Monday, Dec. 21, 1970

Mammon Tabernacle Choir

If there are any truly American sounds, one is surely the radio station break, complete with fragmentary tune and a slick chorus -"Double-yew Emmm Eeee Ellll, Light and Lively!" Blame it on Pepper & Tanner of Memphis, those wonderful folks who also brought you "Hey, Culligan Man" and the Roto-Rooter jingle (". . . and away go troubles down the drain").

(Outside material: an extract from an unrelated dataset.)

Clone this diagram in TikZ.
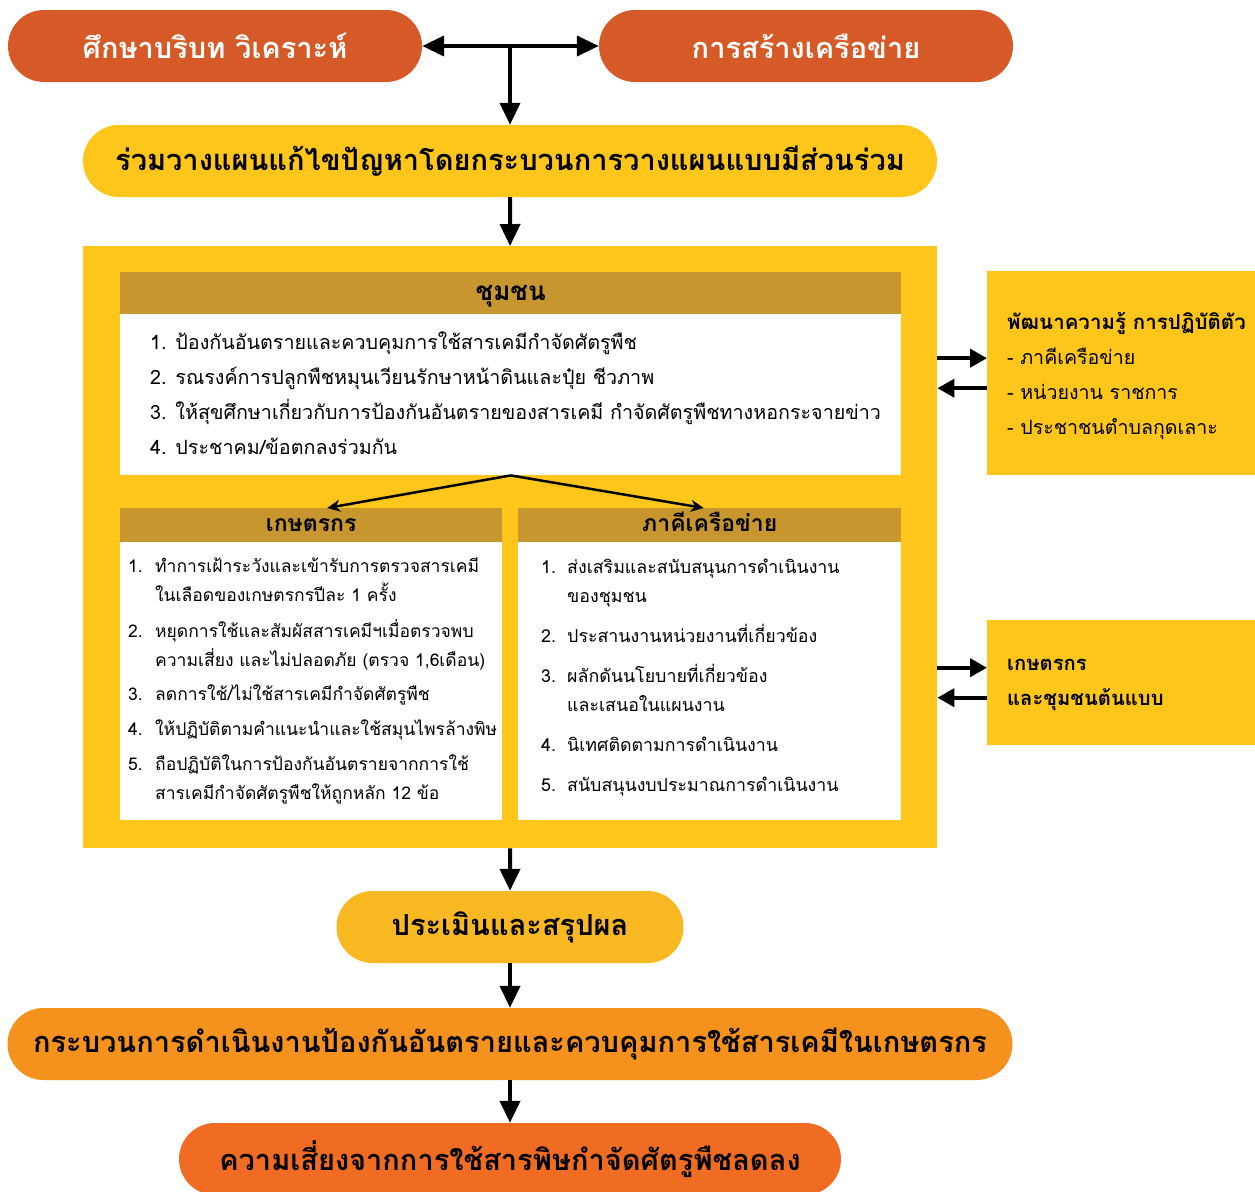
\documentclass[tikz,border=0pt]{standalone}
\usepackage{fontspec}
\setmainfont{Loma}[Script=Thai]
\usetikzlibrary{positioning, arrows.meta}

\definecolor{pillred}{RGB}{214,90,39}
\definecolor{boxyellow}{RGB}{254,198,26}
\definecolor{hdrgold}{RGB}{200,150,46}
\definecolor{evalyellow}{RGB}{248,184,34}
\definecolor{procorange}{RGB}{245,146,30}
\definecolor{riskorange}{RGB}{240,108,34}

\begin{document}
\begin{tikzpicture}[
        x=1pt, y=-1pt,
        % ----- styles -----
        pill/.style={rounded corners=36pt, minimum height=72pt, inner sep=0pt,
            font=\bfseries\fontsize{29}{32}\selectfont},
        hdr/.style={fill=hdrgold, inner sep=0pt, anchor=north west, text height=18pt, text depth=4pt,
            font=\bfseries\fontsize{26}{28}\selectfont},
        panel/.style={fill=white, inner sep=0pt, anchor=north west},
        sidebox/.style={fill=boxyellow, inner sep=0pt, anchor=north west, minimum width=268pt},
        item/.style={anchor=west, inner sep=0pt, text height=18pt, text depth=6pt,
            font=\fontsize{17.5}{22}\selectfont},
        flow/.style={-{Triangle[length=22pt,width=20pt]}, line width=4pt},
        sideflow/.style={-{Triangle[length=17pt,width=18pt]}, line width=4pt},
        split/.style={-{Stealth[length=13pt,width=12pt]}, line width=2.5pt}
    ]
    \clip (0,0) rectangle (1255,1191);
    \useasboundingbox (0,0) rectangle (1255,1191);

    % ----- top row -----
    \node[pill, fill=pillred, text=white, minimum width=414pt] (study) at (215,46) {ศึกษาบริบท วิเคราะห์};
    \node[pill, fill=pillred, text=white, minimum width=414pt] (network) at (806,46) {การสร้างเครือข่าย};
    \coordinate (fork) at (510,46);
    \node[pill, fill=boxyellow, minimum width=854pt] (plan) at (510,161) {ร่วมวางแผนแก้ไขปัญหาโดยกระบวนการวางแผนแบบมีส่วนร่วม};

    % ----- main frame -----
    \node[fill=boxyellow, inner sep=0pt, anchor=north west, minimum width=854pt, minimum height=602pt] (frame) at (83,246) {};
    \node[hdr, minimum width=781pt, minimum height=42pt] (commhdr) at (120,272) {ชุมชน};
    \node[panel, minimum width=781pt, minimum height=161pt] (commbody) at (120,314) {};
    \node[hdr, minimum width=382pt, minimum height=34pt, text height=16pt, font=\bfseries\fontsize{23}{26}\selectfont] (farmhdr) at (120,508) {เกษตรกร};
    \node[panel, minimum width=382pt, minimum height=278pt] (farmbody) at (120,542) {};
    \node[hdr, minimum width=383pt, minimum height=34pt, text height=16pt, font=\bfseries\fontsize{23}{26}\selectfont] (parthdr) at (518,508) {ภาคีเครือข่าย};
    \node[panel, minimum width=383pt, minimum height=278pt] (partbody) at (518,542) {};

    \foreach \t [count=\i] in {%
        1. ป้องกันอันตรายและควบคุมการใช้สารเคมีกำจัดศัตรูพืช,
        2. รณรงค์การปลูกพืชหมุนเวียนรักษาหน้าดินและปุ๋ย ชีวภาพ,
        3. ให้สุขศึกษาเกี่ยวกับการป้องกันอันตรายของสารเคมี กำจัดศัตรูพืชทางหอกระจายข่าว,
        4. ประชาคม/ข้อตกลงร่วมกัน}
        \node[item, font=\fontsize{19.7}{22}\selectfont] (comm\i) at (150,308+35*\i) {\t};

    % farmers
    \foreach \y/\n [count=\i] in {566/1., 631/2., 694/3., 729/4., 764/5.}
        \node[item] (farmno\i) at (128,\y) {\n};
    \foreach \y/\t [count=\i] in {%
        566/{ทำการเฝ้าระวังและเข้ารับการตรวจสารเคมี},
        595/{ในเลือดของเกษตรกรปีละ 1 ครั้ง},
        631/{หยุดการใช้และสัมผัสสารเคมีฯเมื่อตรวจพบ},
        660/{ความเสี่ยง และไม่ปลอดภัย (ตรวจ 1,6เดือน)},
        694/{ลดการใช้/ไม่ใช้สารเคมีกำจัดศัตรูพืช},
        729/{ให้ปฏิบัติตามคำแนะนำและใช้สมุนไพรล้างพิษ},
        764/{ถือปฏิบัติในการป้องกันอันตรายจากการใช้},
        793/{สารเคมีกำจัดศัตรูพืชให้ถูกหลัก 12 ข้อ}}
        \node[item] (farm\i) at (155,\y) {\t};

    % partners
    \foreach \y/\n [count=\i] in {567/1., 636/2., 676/3., 745/4., 785/5.}
        \node[item, font=\fontsize{17.8}{22}\selectfont] (partno\i) at (541,\y) {\n};
    \foreach \y/\t [count=\i] in {%
        567/{ส่งเสริมและสนับสนุนการดำเนินงาน},
        596/{ของชุมชน},
        636/{ประสานงานหน่วยงานที่เกี่ยวข้อง},
        676/{ผลักดันนโยบายที่เกี่ยวข้อง},
        705/{และเสนอในแผนงาน},
        745/{นิเทศติดตามการดำเนินงาน},
        785/{สนับสนุนงบประมาณการดำเนินงาน}}
        \node[item, font=\fontsize{17.8}{22}\selectfont] (part\i) at (567,\y) {\t};

    % ----- side boxes -----
    \node[sidebox, minimum height=204pt] (know) at (987,271) {};
    \node[item, font=\bfseries\fontsize{20.5}{24}\selectfont] (know1) at (1007,323) {พัฒนาความรู้ การปฏิบัติตัว};
    \foreach \y/\t [count=\i from 2] in {358/{- ภาคีเครือข่าย}, 393/{- หน่วยงาน ราชการ}, 428/{- ประชาชนตำบลกุดเลาะ}}
        \node[item, font=\fontsize{19.6}{22}\selectfont] (know\i) at (1007,\y) {\t};

    \node[sidebox, minimum height=125pt] (model) at (987,620) {};
    \node[item, font=\bfseries\fontsize{20.2}{24}\selectfont] (model1) at (1007,664) {เกษตรกร};
    \node[item, font=\bfseries\fontsize{20.2}{24}\selectfont] (model2) at (1007,699) {และชุมชนต้นแบบ};

    % ----- bottom row -----
    \node[pill, fill=evalyellow, minimum width=347pt] (eval) at (510,927) {ประเมินและสรุปผล};
    \node[pill, fill=procorange, minimum width=1005pt] (proc) at (510,1044) {กระบวนการดำเนินงานป้องกันอันตรายและควบคุมการใช้สารเคมีในเกษตรกร};
    \node[pill, fill=riskorange, minimum width=662pt] (risk) at (510,1159) {ความเสี่ยงจากการใช้สารพิษกำจัดศัตรูพืชลดลง};

    % ----- arrows -----
    \draw[{Triangle[length=22pt,width=20pt]}-{Triangle[length=22pt,width=20pt]}, line width=4pt] (study) -- (network);
    \draw[flow] (fork) -- (plan);
    \draw[flow] (plan) -- (frame);
    \draw[split] (commbody.south) -- ([xshift=16pt]farmhdr.north);
    \draw[split] (commbody.south) -- ([xshift=-6pt]parthdr.north);
    \draw[sideflow] ([yshift=15pt]frame.east |- know.west) -- ([yshift=15pt]know.west);
    \draw[sideflow] ([yshift=-15pt]know.west) -- ([yshift=-15pt]frame.east |- know.west);
    \draw[sideflow] ([yshift=15pt]frame.east |- model.west) -- ([yshift=15pt]model.west);
    \draw[sideflow] ([yshift=-15pt]model.west) -- ([yshift=-15pt]frame.east |- model.west);
    \draw[flow] (frame) -- (eval);
    \draw[flow] (eval) -- (proc);
    \draw[flow] (proc) -- (risk);
\end{tikzpicture}
\end{document}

Not content with producing commercials and 70% of all the station identifications that racket through the middle ear of Middle America, P. & T. is now seeping into the semiconsciousness of the whole world. The BBC's pop network is overrun with Pepper & Tanner jingles ("It's what's happening . . . Radio One"). So is station Rediffusion Singapore. For the state radio system of Malawi, P. & T. tapes are dubbed in Chitumbuka, a native dialect. It was P. & T., naturally, which prerecorded the "This Is Apollo Weather" parody "intros" played by the astronauts during the Apollo 12 moon shot.

The Fun One. Servicing its universal clientele, P. & T. spins out some 38,000 tapes a month, all of them rendered by one of two groups consisting of four or five singers each. By overlaying three separate tracks, a P. & T. quartet can sound like Fred Waring and everyone in Pennsylvania, or, on commercials, like the massed voices of a Mammon Tabernacle Choir.

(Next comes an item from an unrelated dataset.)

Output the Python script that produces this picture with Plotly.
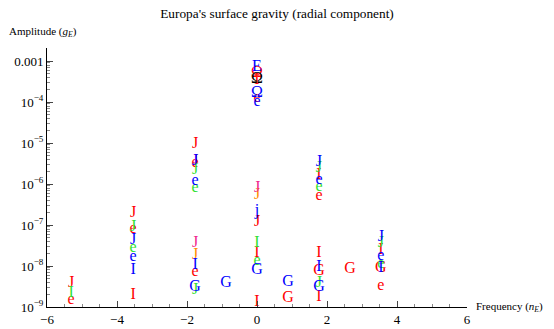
import plotly.graph_objects as go

# ---- data: (frequency, amplitude, label) per colour ----
red_x = [-5.31, -5.31, -3.54, -3.54, -3.54, -1.77, -1.77, -1.77, 0, 0, 0, 0, 0, 0,
         0.886, 1.77, 1.77, 1.77, 1.77, 1.77, 2.66, 3.54, 3.54, 3.54]
red_y = [3.85e-9, 1.45e-9, 1.96e-7, 8.2e-8, 1.96e-9, 9.5e-6, 3.3e-6, 7.3e-9, 5.1e-4, 3.4e-4,
         1.29e-4, 1.18e-7, 2.1e-8, 1.3e-9, 1.66e-9, 1.66e-6, 5.2e-7, 2.1e-8, 7.6e-9, 1.75e-9,
         8.5e-9, 2.45e-8, 8.9e-9, 3.3e-9]
red_t = ["J", "e", "J", "e", "I", "J", "e", "e", "Ω", "I", "e", "J", "I", "I",
         "G", "I", "e", "I", "G", "I", "G", "I", "G", "e"]

green_x = [-5.31, -3.54, -3.54, -1.77, -1.77, -1.77, 0, 0, 1.77, 1.77, 1.77, 3.54, 3.54]
green_y = [2.2e-9, 8.9e-8, 2.8e-8, 2.2e-6, 8.2e-7, 2.6e-9, 3.6e-8, 1.36e-8, 2.46e-6, 8.7e-7,
           3.85e-9, 3.6e-8, 1.15e-8]
green_t = ["I", "J", "e", "J", "e", "J", "I", "e", "J", "e", "J", "J", "e"]

orange_x = [-1.77, 0]
orange_y = [1.85e-8, 5.4e-7]
orange_t = ["J", "J"]

magenta_x = [-1.77, -1.77, 0]
magenta_y = [3.6e-6, 3.6e-8, 8.0e-7]
magenta_t = ["J", "J", "J"]

blue_x = [0, 0, 0, 0, 0, -0.886, 0.886, -3.54, -3.54, -3.54, -1.77, -1.77, -1.77, -1.77,
          1.77, 1.77, 1.77, 1.77, 3.54, 3.54, 3.54]
blue_y = [7.1e-4, 1.66e-4, 9.8e-5, 2.2e-7, 8.0e-9, 3.85e-9, 4.1e-9, 4.3e-8, 1.7e-8, 8.0e-9,
          3.6e-6, 1.22e-6, 1.06e-8, 3.1e-9, 3.4e-6, 1.29e-6, 9.5e-9, 3.1e-9, 5.1e-8, 1.8e-8,
          8.9e-9]
blue_t = ["E", "Ω", "e", "j", "G", "G", "G", "J", "e", "I", "J", "e", "I", "G",
          "J", "e", "I", "G", "J", "e", "I"]

black_x = [0]
black_y = [3.6e-4]
black_t = ["Ω"]

x_ticks = [-6, -4, -2, 0, 2, 4, 6]
x_ticktext = ["−6", "−4", "−2", "0", "2", "4", "6"]
y_ticks = [1e-9, 1e-8, 1e-7, 1e-6, 1e-5, 1e-4, 1e-3]
y_ticktext = ["10<sup>−9</sup>", "10<sup>−8</sup>", "10<sup>−7</sup>", "10<sup>−6</sup>",
              "10<sup>−5</sup>", "10<sup>−4</sup>", "0.001"]

SERIF = "Liberation Serif, Times New Roman, serif"
FS = 16

series = [
    (red_x, red_y, red_t, "#ff0000"),
    (green_x, green_y, green_t, "#2ee02e"),
    (orange_x, orange_y, orange_t, "#ff8c00"),
    (magenta_x, magenta_y, magenta_t, "#f0288c"),
    (blue_x, blue_y, blue_t, "#0000ff"),
    (black_x, black_y, black_t, "#000000"),
]

fig = go.Figure()
for xs, ys, ts, col in series:
    fig.add_trace(go.Scatter(
        x=xs, y=ys, text=ts, mode="text", textposition="middle center",
        textfont=dict(family=SERIF, size=FS, color=col), showlegend=False,
        hoverinfo="skip"))

minor_y = [m * 10.0 ** k for k in range(-9, -2) for m in range(2, 10)]

# page body has an 8px margin: figure is 8px smaller, margins compensate
W, H = 546, 321
L, R, T, B = 39, 87, 40, 22
PW, PH = W - L - R, H - T - B

fig.update_layout(
    width=W, height=H,
    margin=dict(l=L, r=R, t=T, b=B),
    plot_bgcolor="white", paper_bgcolor="white",
    font=dict(family=SERIF, size=13, color="#000"),
    title=dict(text="Europa's surface gravity (radial component)", x=(277 - 8) / W,
               xref="container", xanchor="center", y=1 - (13 - 8) / H, yanchor="middle",
               font=dict(family=SERIF, size=13.3, color="#000")),
    xaxis=dict(range=[-6, 6], showgrid=False, zeroline=False, showline=True,
               automargin=False,
               linecolor="#000", linewidth=1, ticks="inside", ticklen=6,
               tickcolor="#444", tickvals=x_ticks, ticktext=x_ticktext,
               tickfont=dict(family=SERIF, size=13),
               minor=dict(dtick=0.5, ticks="inside", ticklen=3, tickcolor="#888")),
    yaxis=dict(type="log", range=[-9, -2.68], showgrid=False, zeroline=False,
               automargin=False,
               showline=True, linecolor="#000", linewidth=1, ticks="inside",
               ticklen=6, tickcolor="#444", tickvals=y_ticks, ticktext=y_ticktext,
               tickfont=dict(family=SERIF, size=13),
               minor=dict(tickvals=minor_y, ticks="inside", ticklen=3, tickcolor="#888")),
)

fig.add_annotation(text="Amplitude (<i>g<sub>E</sub></i>)", xref="paper", yref="paper",
                   x=(7 - 47) / PW, y=(307 - 32) / PH, xanchor="left", yanchor="middle",
                   showarrow=False, font=dict(family=SERIF, size=11, color="#000"))
fig.add_annotation(text="Frequency (<i>n<sub>E</sub></i>)", xref="paper", yref="paper",
                   x=(474 - 47) / PW, y=0, xanchor="left", yanchor="middle",
                   showarrow=False, font=dict(family=SERIF, size=11, color="#000"))

fig.write_html("out.html")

The arrangements are the work of four musicians recruited from groups like the Stan Kenton band and the Harmonicats. True virtuosos of the pop spectrum, the four compose jingles to suit every current radio-station format -top 40, soul, middle of the road, easy listening, country and western, and subtle variations in between. One of the composers is a master of the Moog Synthesizer and the sophisticated electronic effects that are increasingly in vogue.

P. & T. also has a house lyricist, Garry Wells, a sometime Laugh-In writer, who crafts promotion slogans and monthly gag tapes taken by many stations. Usually identifying themselves as "The Fun One" in their towns, these subscribers broadcast intermittent programming spoofs ("Notre Dame 20, William and Mary 6 each") and sappy little one-liners ("I know my wife is trying to poison me -she wants me to eat at home").

"The most difficult thing," says Cyd Mosteller, the group's leggy alto singer, "is having to be cheerful at 8:30 in the morning." But it beats three-a-night club gigs and the hassles of band tours that the P. & T. singers used to endure. Their annual take is $15,000 to $20,000 a year. The composers make about the same. Unlike the two vocal groups, however, they are not played out by the 3:30 p.m. quitting time, and can moonlight for another $10,000 annually. Though they all probably get more air play than Streisand, Jagger or Bacharach put together, P. & T. staffers are paid no residuals or ASCAP royalties.

Racer's Edge. P. & T. charges a big-city station up to $25,000 for a "customized concept" and reel of round-the-clock jingles. A tiny coffeepot of a station that does not require the Moog Synthesizer or fancy arrangements may get its custom image for as little as $690, or perhaps a combination of cash and commercial time. P. & T. gets reimbursed by reselling those commercial minutes to such spot clients as Orkin pest control, Safeway supermarkets, or STP ("is the racer's edge").

In the ad game, that is known as "the barter system"; it was the basis on which the firm's president. William Tanner, 40, established P. & T. back in 1961. A musically illiterate promoter from Missouri whose previous experience included "chopping cotton" and running a fertilizer plant, Tanner took over Memphis' money-losing Pepper Records. Driving from station to station, he traded reels of identification jingles for free commercial time for Ever-Dry Deodorant, a company of which Tanner also happened to be national sales manager.

Today, bartering is more lucrative than jingle making. Sixteen different divisions of the company are constantly trading off radio spots for Cadillacs, fur coats, Las Vegas hotel space and airline credit. Currently, Pepper & Tanner has at its disposal $27 million worth of spot time on U.S. stations. Last year the corporation grossed upwards of $40 million.